THE PROBLEM => Print, exactly and with both ends included, the lines below that run from the one containing "Recreate this image" to the one containing "-0.3, 0, 0, 0, 0];". Pictures are omitted.

Records
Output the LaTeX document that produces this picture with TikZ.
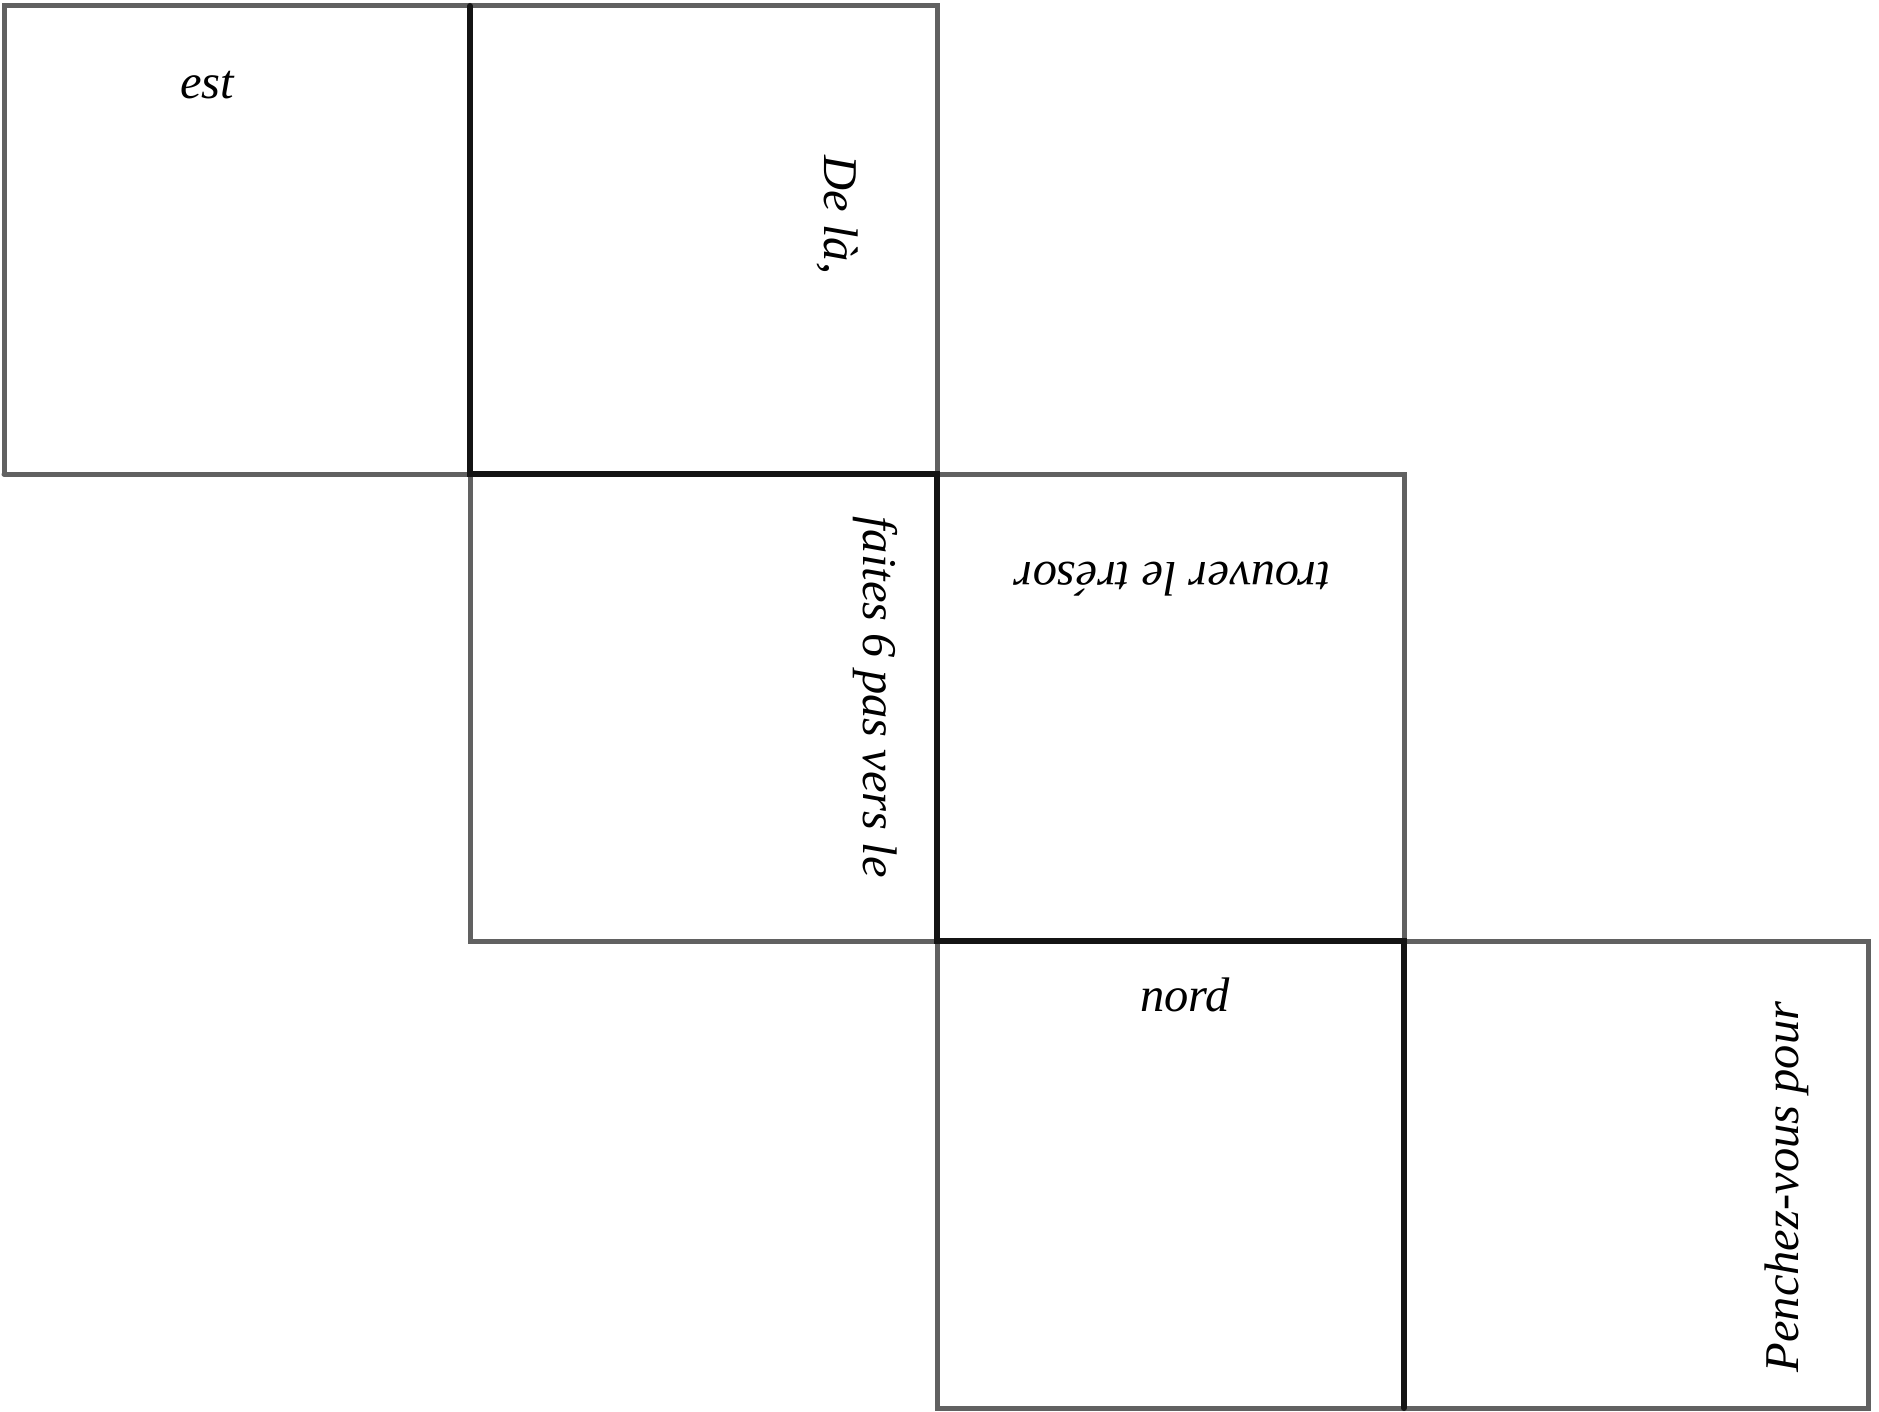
\documentclass[tikz,border=0pt]{standalone}
\usepackage{fontspec}
\setmainfont{Liberation Serif}
\begin{document}
\begin{tikzpicture}[x=1pt,y=-1pt,
  edge/.style={draw=black!62, line width=5pt, line cap=round},
  fold/.style={draw=black!92, line width=6pt, line cap=round},
  lbl/.style={font=\fontsize{48.5}{58}\selectfont\itshape, inner sep=0pt}]
\useasboundingbox (0,0) rectangle (1879,1412);
% grid coordinates
\coordinate (a0) at (4,6);    \coordinate (a1) at (470,6);   \coordinate (a2) at (937,6);
\coordinate (b0) at (4,474);  \coordinate (b1) at (470,474); \coordinate (b2) at (937,474); \coordinate (b3) at (1404,474);
\coordinate (c1) at (470,941); \coordinate (c2) at (937,941); \coordinate (c3) at (1404,941); \coordinate (c4) at (1868,941);
\coordinate (d2) at (937,1408); \coordinate (d3) at (1404,1408); \coordinate (d4) at (1868,1408);
% outer edges
\draw[edge] (b0) -- (a0) -- (a2) -- (b2);
\draw[edge] (b0) -- (b1);
\draw[edge] (b2) -- (b3) -- (c3);
\draw[edge] (b1) -- (c1) -- (c2);
\draw[edge] (c3) -- (c4) -- (d4) -- (d2) -- (c2);
% fold lines
\draw[fold] (a1) -- (b1) -- (b2) -- (c2) -- (c3) -- (d3);
% labels
\node[lbl, anchor=base] (est) at (207,99) {est};
\node[lbl, anchor=base, rotate=-90] (dela) at (824,215) {De là,};
\node[lbl, anchor=base, rotate=-90] (faites) at (863,697) {faites 6 pas vers le};
\node[lbl, anchor=base, rotate=180] (tresor) at (1172,562) {trouver le trésor};
\node[lbl, anchor=base] (nord) at (1185,1011) {nord};
\node[lbl, anchor=base, rotate=90] (pench) at (1798,1187) {Penchez-vous pour};
\end{tikzpicture}
\end{document}
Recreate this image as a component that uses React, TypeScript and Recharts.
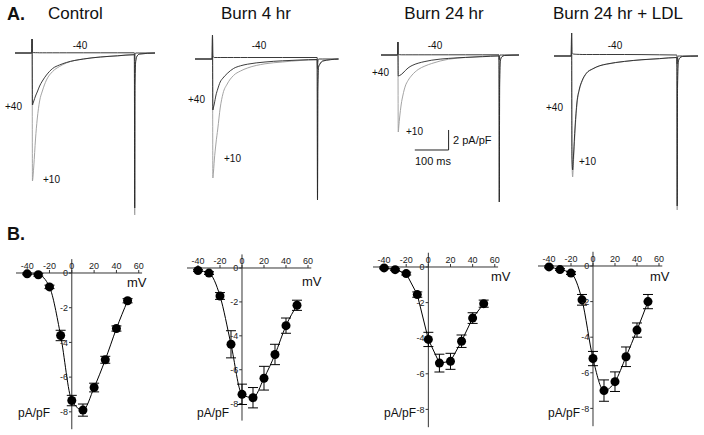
import React from "react";
import {
  LineChart, ComposedChart, Line, XAxis, YAxis, ReferenceLine, ErrorBar,
} from "recharts";

// ---- A. representative current traces (ms, pA/pF) ----
const traceT = [0, 49, 50, 51, 53, 55, 60, 65, 72, 80, 92, 110, 130, 150, 200, 250, 300, 349, 350, 351, 353, 357, 365, 410];

const ctlP10 = [0, 0, 1.4, -12.8, -12.2, -11.3, -8.6, -6.6, -4.8, -3.8, -2.7, -1.85, -1.35, -1.0, -0.6, -0.4, -0.28, -0.17, -16.2, -3, -0.8, -0.3, -0.1, 0];
const ctlP40 = [0, 0, 1.4, -5.2, -5.0, -4.8, -4.3, -3.9, -3.3, -2.8, -2.2, -1.55, -1.2, -0.95, -0.6, -0.4, -0.28, -0.17, -15.5, -3, -0.8, -0.3, -0.1, 0];
const ctlM40 = [0, 0, 1.4, 0.1, 0.05, 0.04, 0.03, 0.03, 0.02, 0.02, 0.02, 0.02, 0.02, 0.02, 0.02, 0.02, 0.02, 0.02, -0.6, -0.1, 0, 0, 0, 0];

const b4P10 = [0, 0, 2.4, -11.9, -11.2, -10.2, -8.4, -7.0, -4.9, -3.45, -2.5, -1.65, -1.2, -0.9, -0.48, -0.3, -0.15, -0.1, -14.1, -3, -0.8, -0.5, -0.2, 0];
const b4P40 = [0, 0, 2.4, -5.1, -4.8, -4.5, -3.6, -3.0, -2.3, -1.9, -1.45, -0.95, -0.68, -0.52, -0.3, -0.18, -0.1, -0.05, -14.1, -3, -0.8, -0.5, -0.2, 0];
const b4M40 = [0, 0, 2.4, 0.3, 0.2, 0.15, 0.15, 0.15, 0.15, 0.15, 0.15, 0.15, 0.15, 0.15, 0.15, 0.15, 0.15, 0.15, -1.0, -0.3, 0, 0, 0, 0];

const b24P10 = [0, 0, 1.3, -7.7, -7.0, -6.3, -4.9, -4.0, -3.1, -2.55, -2.0, -1.45, -1.1, -0.85, -0.42, -0.25, -0.13, -0.06, -14.7, -3, -0.6, -0.2, -0.05, 0];
const b24P40 = [0, 0, 1.3, -2.1, -2.08, -2.05, -1.95, -1.8, -1.55, -1.3, -1.05, -0.82, -0.65, -0.52, -0.34, -0.24, -0.17, -0.1, -14.7, -3, -0.6, -0.2, -0.05, 0];
const b24M40 = [0, 0, 1.3, 0.1, 0.05, 0.03, 0.02, 0.02, 0.02, 0.02, 0.02, 0.02, 0.02, 0.02, 0.02, 0.02, 0.02, 0.02, -0.5, -0.1, 0, 0, 0, 0];

const ldlP10 = [0, 0, 2.3, -10.5, -12.1, -10.8, -7.4, -4.9, -3.4, -2.5, -1.75, -1.3, -0.98, -0.82, -0.55, -0.38, -0.27, -0.15, -15.4, -3, -0.6, -0.2, -0.05, 0];
const ldlP40 = [0, 0, 2.3, -10.0, -11.4, -10.2, -7.0, -4.7, -3.3, -2.45, -1.72, -1.28, -0.97, -0.8, -0.54, -0.37, -0.26, -0.15, -15.0, -3, -0.6, -0.2, -0.05, 0];
const ldlM40 = [0, 0, 2.3, 0.35, 0.25, 0.2, 0.18, 0.17, 0.16, 0.15, 0.15, 0.15, 0.15, 0.15, 0.15, 0.14, 0.12, 0.1, -0.8, -0.2, 0, 0, 0, 0];

// ---- B. I-V relations ----
const volts = [-40, -30, -20, -10, 0, 10, 20, 30, 40, 50];
const ctlI = [-0.05, -0.1, -0.8, -3.6, -7.35, -7.9, -6.6, -5.0, -3.2, -1.6];
const ctlErr = [0.05, 0.08, 0.1, 0.3, 0.3, 0.35, 0.25, 0.2, 0.15, 0.12];
const b4I = [-0.15, -0.3, -1.65, -4.5, -7.45, -7.65, -6.5, -5.1, -3.4, -2.2];
const b4Err = [0.05, 0.08, 0.2, 0.8, 0.6, 0.6, 0.7, 0.6, 0.45, 0.3];
const b24I = [-0.05, -0.15, -0.37, -1.55, -4.07, -5.4, -5.3, -4.17, -2.87, -2.06];
const b24Err = [0.05, 0.05, 0.08, 0.15, 0.4, 0.5, 0.45, 0.35, 0.3, 0.2];
const ldlI = [-0.05, -0.2, -0.4, -1.9, -5.2, -7.0, -6.5, -5.1, -3.6, -2.0];
const ldlErr = [0.05, 0.05, 0.08, 0.3, 0.4, 0.6, 0.55, 0.55, 0.4, 0.4];

const xTicks = [-40, -20, 0, 20, 40, 60];
const yTicks = [0, -2, -4, -6, -8];

const FONT = '"Liberation Sans", Arial, sans-serif';

function Txt({ x, y, children, size = 10, anchor = "start", bold = false }: any) {
  const tx = anchor === "middle" ? "-50%" : anchor === "end" ? "-100%" : "0";
  return (
    <div style={{
      position: "absolute", left: x, top: y, transform: `translate(${tx}, -50%)`,
      fontFamily: FONT, fontSize: size, fontWeight: bold ? 700 : 400, lineHeight: 1,
      whiteSpace: "nowrap", color: "#111",
    }}>{children}</div>
  );
}

function TracePanel({ left, top, scale, p10, p40, m40, scaleBar = false }: any) {
  const data = traceT.map((t, k) => ({ t, a: p10[k], b: p40[k], c: m40[k] }));
  const w = 410 * scale;
  return (
    <div style={{ position: "absolute", left, top }}>
      <LineChart width={w} height={200} data={data} margin={{ top: 0, right: 0, left: 0, bottom: 0 }}>
        <XAxis type="number" dataKey="t" domain={[0, 410]} hide />
        <YAxis type="number" domain={[-17, 3]} hide />
        <Line type="monotone" dataKey="a" stroke="#9a9a9a" strokeWidth={0.9} dot={false} isAnimationActive={false} />
        <Line type="monotone" dataKey="b" stroke="#262626" strokeWidth={0.9} dot={false} isAnimationActive={false} />
        <Line type="monotone" dataKey="c" stroke="#3a3a3a" strokeWidth={1} dot={false} isAnimationActive={false} />
        {scaleBar && (
          <ReferenceLine segment={[{ x: 100, y: -9.5 }, { x: 200, y: -9.5 }]} stroke="#222" strokeWidth={1} />
        )}
        {scaleBar && (
          <ReferenceLine segment={[{ x: 200, y: -9.5 }, { x: 200, y: -7.5 }]} stroke="#222" strokeWidth={1} />
        )}
      </LineChart>
    </div>
  );
}

function IVPanel({ left, top, w, h, current, err, curve }: any) {
  const data = volts.map((v, k) => ({ v, i: current[k], e: err[k] }));
  return (
    <div style={{ position: "absolute", left, top }}>
      <ComposedChart width={w} height={h} data={data} margin={{ top: 0, right: 8, left: 8, bottom: 2 }}>
        <XAxis
          type="number" dataKey="v" orientation="top" domain={[-50, 63]} ticks={xTicks}
          height={16} tickSize={3} tickMargin={1}
          tick={{ fontSize: 9, fill: "#222", fontFamily: FONT }}
          axisLine={{ stroke: "#333" }} tickLine={{ stroke: "#333" }}
        />
        <YAxis type="number" domain={[-9, 0]} hide />
        <ReferenceLine segment={[{ x: 0, y: 0.8 }, { x: 0, y: -9 }]} stroke="#333" ifOverflow="visible" />
        {yTicks.map((y) => (
          <ReferenceLine
            key={y}
            segment={[{ x: -2.5, y }, { x: 0, y }]}
            stroke="#333"
            label={{ value: String(y), position: "left", offset: 1, fontSize: 9, fill: "#222", fontFamily: FONT }}
          />
        ))}
        <Line
          type={curve} dataKey="i" stroke="#000" strokeWidth={1}
          dot={{ r: 4.5, fill: "#000", stroke: "#000", strokeWidth: 0 }}
          isAnimationActive={false}
        >
          <ErrorBar dataKey="e" width={5} stroke="#000" strokeWidth={1} direction="y" />
        </Line>
      </ComposedChart>
    </div>
  );
}

export default function App() {
  return (
    <div style={{ position: "absolute", left: 0, top: 0, width: 704, height: 435, background: "#fff", overflow: "hidden" }}>
      <Txt x={7} y={14} size={18} bold>A.</Txt>
      <Txt x={48} y={13} size={17}>Control</Txt>
      <Txt x={256} y={13} size={17} anchor="middle">Burn 4 hr</Txt>
      <Txt x={444} y={13} size={17} anchor="middle">Burn 24 hr</Txt>
      <Txt x={618} y={13} size={17} anchor="middle">Burn 24 hr + LDL</Txt>

      <TracePanel left={15.2} top={23.3} scale={0.342} p10={ctlP10} p40={ctlP40} m40={ctlM40} />
      <TracePanel left={195.2} top={29.3} scale={0.35} p10={b4P10} p40={b4P40} m40={b4M40} />
      <TracePanel left={380.8} top={25} scale={0.338} p10={b24P10} p40={b24P40} m40={b24M40} scaleBar />
      <TracePanel left={554.1} top={26} scale={0.352} p10={ldlP10} p40={ldlP40} m40={ldlM40} />

      <Txt x={80} y={46} anchor="middle">-40</Txt>
      <Txt x={5} y={107}>+40</Txt>
      <Txt x={43} y={180}>+10</Txt>
      <Txt x={259} y={46} anchor="middle">-40</Txt>
      <Txt x={188} y={100}>+40</Txt>
      <Txt x={224} y={159}>+10</Txt>
      <Txt x={435} y={46} anchor="middle">-40</Txt>
      <Txt x={372} y={73}>+40</Txt>
      <Txt x={406} y={132}>+10</Txt>
      <Txt x={615} y={46} anchor="middle">-40</Txt>
      <Txt x={546} y={108}>+40</Txt>
      <Txt x={579} y={162}>+10</Txt>
      <Txt x={453} y={140} size={11}>2 pA/pF</Txt>
      <Txt x={433} y={161} size={11} anchor="middle">100 ms</Txt>

      <Txt x={7} y={234} size={18} bold>B.</Txt>

      <IVPanel left={7.5} top={256.7} w={142.1} h={174.2} current={ctlI} err={ctlErr} curve="monotone" />
      <IVPanel left={179.3} top={252.3} w={140.3} h={170.6} current={b4I} err={b4Err} curve="monotone" />
      <IVPanel left={365.2} top={250.7} w={141.1} h={178.2} current={b24I} err={b24Err} curve="linear" />
      <IVPanel left={530.3} top={250} w={140.3} h={178.2} current={ldlI} err={ldlErr} curve="monotone" />

      <Txt x={127} y={282} size={13}>mV</Txt>
      <Txt x={302} y={281} size={13}>mV</Txt>
      <Txt x={491} y={276} size={13}>mV</Txt>
      <Txt x={650} y={276} size={13}>mV</Txt>
      <Txt x={18} y={413} size={12}>pA/pF</Txt>
      <Txt x={197} y={413} size={12}>pA/pF</Txt>
      <Txt x={384} y={413} size={12}>pA/pF</Txt>
      <Txt x={548} y={413} size={12}>pA/pF</Txt>
    </div>
  );
}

ANSWER TO THIS PROBLEM =>
Recreate this image as a component that uses React, TypeScript and Recharts.
import React from "react";
import {
  LineChart, ComposedChart, Line, XAxis, YAxis, ReferenceLine, ErrorBar,
} from "recharts";

// ---- A. representative current traces (ms, pA/pF) ----
const traceT = [0, 49, 50, 51, 53, 55, 60, 65, 72, 80, 92, 110, 130, 150, 200, 250, 300, 349, 350, 351, 353, 357, 365, 410];

const ctlP10 = [0, 0, 1.4, -12.8, -12.2, -11.3, -8.6, -6.6, -4.8, -3.8, -2.7, -1.85, -1.35, -1.0, -0.6, -0.4, -0.28, -0.17, -16.2, -3, -0.8, -0.3, -0.1, 0];
const ctlP40 = [0, 0, 1.4, -5.2, -5.0, -4.8, -4.3, -3.9, -3.3, -2.8, -2.2, -1.55, -1.2, -0.95, -0.6, -0.4, -0.28, -0.17, -15.5, -3, -0.8, -0.3, -0.1, 0];
const ctlM40 = [0, 0, 1.4, 0.1, 0.05, 0.04, 0.03, 0.03, 0.02, 0.02, 0.02, 0.02, 0.02, 0.02, 0.02, 0.02, 0.02, 0.02, -0.6, -0.1, 0, 0, 0, 0];

const b4P10 = [0, 0, 2.4, -11.9, -11.2, -10.2, -8.4, -7.0, -4.9, -3.45, -2.5, -1.65, -1.2, -0.9, -0.48, -0.3, -0.15, -0.1, -14.1, -3, -0.8, -0.5, -0.2, 0];
const b4P40 = [0, 0, 2.4, -5.1, -4.8, -4.5, -3.6, -3.0, -2.3, -1.9, -1.45, -0.95, -0.68, -0.52, -0.3, -0.18, -0.1, -0.05, -14.1, -3, -0.8, -0.5, -0.2, 0];
const b4M40 = [0, 0, 2.4, 0.3, 0.2, 0.15, 0.15, 0.15, 0.15, 0.15, 0.15, 0.15, 0.15, 0.15, 0.15, 0.15, 0.15, 0.15, -1.0, -0.3, 0, 0, 0, 0];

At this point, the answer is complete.